The real estate professionals who’ve established themselves as community advocates and local economic experts are often the more successful ones in any given market. But how did they get there?

One organization that can point the way is the National Main Street Center, an independent subsidiary of the National Trust for Historic Preservation. The group, which has been working for more than three decades to bolster historic downtowns and neighborhood commercial districts, is convening its annual Mainstreet Now conference this week in Pittsburgh. REALTOR® Magazine is on hand to glean hints that can help real estate pros improve their business and marketing efforts.

Here are three examples from Mainstreet Now speakers of how volunteers, staffers, and business owners have highlighted what makes their town special.

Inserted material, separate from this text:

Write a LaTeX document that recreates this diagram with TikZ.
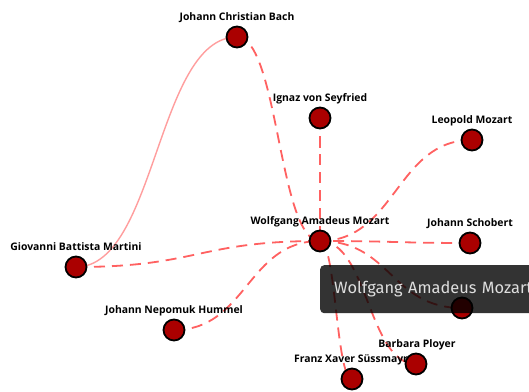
\documentclass[tikz,border=0pt]{standalone}
\usepackage{fontspec}
\setmainfont{Open Sans}
\newfontfamily\tipfont{Fira Sans}
\usetikzlibrary{calc,backgrounds}
\definecolor{nodered}{HTML}{AA0000}
\tikzset{
  person/.style={circle, draw=black, line width=1.8pt, fill=nodered, minimum size=21pt, inner sep=0pt},
  lbl/.style={font=\bfseries\fontsize{10.4pt}{12pt}\selectfont, text=black, inner sep=0pt, anchor=base},
  hlink/.style={to path={let \p1=(\tikztostart), \p2=(\tikztotarget) in
      .. controls ({(\x1+\x2)/2},\y1) and ({(\x1+\x2)/2},\y2) .. (\p2)}},
  dedge/.style={draw=red!62, line width=1.8pt, dash pattern=on 11pt off 7pt},
  sedge/.style={draw=red!38, line width=1.4pt},
  tipbox/.style={fill=black, fill opacity=0.8, text opacity=1, text=white!87!black,
    rounded corners=4pt, minimum height=48pt, inner xsep=14pt, inner ysep=0pt,
    text width=220pt, align=left, font=\tipfont\fontsize{16.4pt}{19pt}\selectfont}
}
\begin{document}
\begin{tikzpicture}[x=1pt, y=-1pt]
  \useasboundingbox (0,0) rectangle (529,391);
  \clip (0,0) rectangle (529,391);

  % people
  \node[person] (jcb) at (237,37) {};
  \node[person] (seyfried) at (320,118) {};
  \node[person] (leopold) at (472,140) {};
  \node[person] (wam) at (320,241) {};
  \node[person] (schobert) at (470,243) {};
  \node[person] (martini) at (76,267) {};
  \node[person] (hummel) at (174,330) {};
  \node[person] (pupil) at (462,308) {};
  \node[person] (ployer) at (416,364) {};
  \node[person] (suessmayr) at (352,379) {};

  % relations, behind the people
  \begin{scope}[on background layer]
    \fill[white] (0,0) rectangle (529,391);
    \draw[sedge] (martini.center) to[hlink] (jcb.center);
    \draw[dedge] (jcb.center) to[hlink] (wam.center);
    \draw[dedge] (seyfried.center) to[hlink] (wam.center);
    \draw[dedge] (leopold.center) to[hlink] (wam.center);
    \draw[dedge] (schobert.center) to[hlink] (wam.center);
    \draw[dedge] (martini.center) to[hlink] (wam.center);
    \draw[dedge] (hummel.center) to[hlink] (wam.center);
    \draw[dedge] (wam.center) to[hlink] (pupil.center);
    \draw[dedge] (wam.center) to[hlink] (ployer.center);
    \draw[dedge] (wam.center) to[hlink] (suessmayr.center);
  \end{scope}

  % names
  \node[lbl] (jcbL) at (237,20) {Johann Christian Bach};
  \node[lbl] (seyfriedL) at (320,101) {Ignaz von Seyfried};
  \node[lbl] (leopoldL) at (472,123) {Leopold Mozart};
  \node[lbl] (wamL) at (320,224) {Wolfgang Amadeus Mozart};
  \node[lbl] (schobertL) at (470,226) {Johann Schobert};
  \node[lbl] (martiniL) at (76,250) {Giovanni Battista Martini};
  \node[lbl] (hummelL) at (174,313) {Johann Nepomuk Hummel};
  \node[lbl] (ployerL) at (417,347) {Barbara Ployer};
  \node[lbl] (suessmayrL) at (351,362) {Franz Xaver Süssmayr};

  % hover tooltip, running off the right edge
  \node[tipbox, anchor=north west] (tip) at (320,265) {Wolfgang Amadeus Mozart};
\end{tikzpicture}
\end{document}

  1. Write the story of your town. Publications large and small regularly seek free, quality content from locals. But that doesn’t mean you should limit yourself to pitching a real estate column. Mike Jackson, an architect in Springfield, Ill., recommended that attendees think about ways to promote their community through a regular column in the local newspaper or its website. He suggested write-ups that celebrate local businesses’ “birthdays,” or posts that compare historic photos of what the town center looked like in the past with modern ones. “That’s a great regular feature to do,” he says. “It’s very clever, and it’s not that hard to do.”
  2. Show local businesses the money. Dionne Baux, director of urban programs at the National Main Street Center, notes that small-business owners are often eligible for special grants, fast-track permitting, and favorable lending terms under local, state, and federal programs. The problem is they often aren’t aware of what’s available. “Incentive programs can be buried,” she says. “How are you communicating these incentive programs to small-business owners who do not have time to research this?” Such a strategy works best for real estate pros in the commercial sector, but small-business owners buy homes, too!
  3. Get involved in your area’s big event. Many cities and towns have at least one event—an art walk, a car show, a special shopping event, or an ethnic or historic celebration—that brings the public to Main Street. Make sure your business is represented there. Kathy LaPlante, senior program officer for the National Main Street Center, notes that it’s not just restaurants and retail establishments that can benefit from these events. “Any kind of business can be involved in an art walk,” she says, noting all a brokerage would have to do is give space to an artist (though offering free tchotchkes with your logo on them can’t hurt, she adds). Even if you’re not directly involved, she says, “Open your door. Have a popcorn machine.” You never know when your interactions on Main Street will lead to a new client.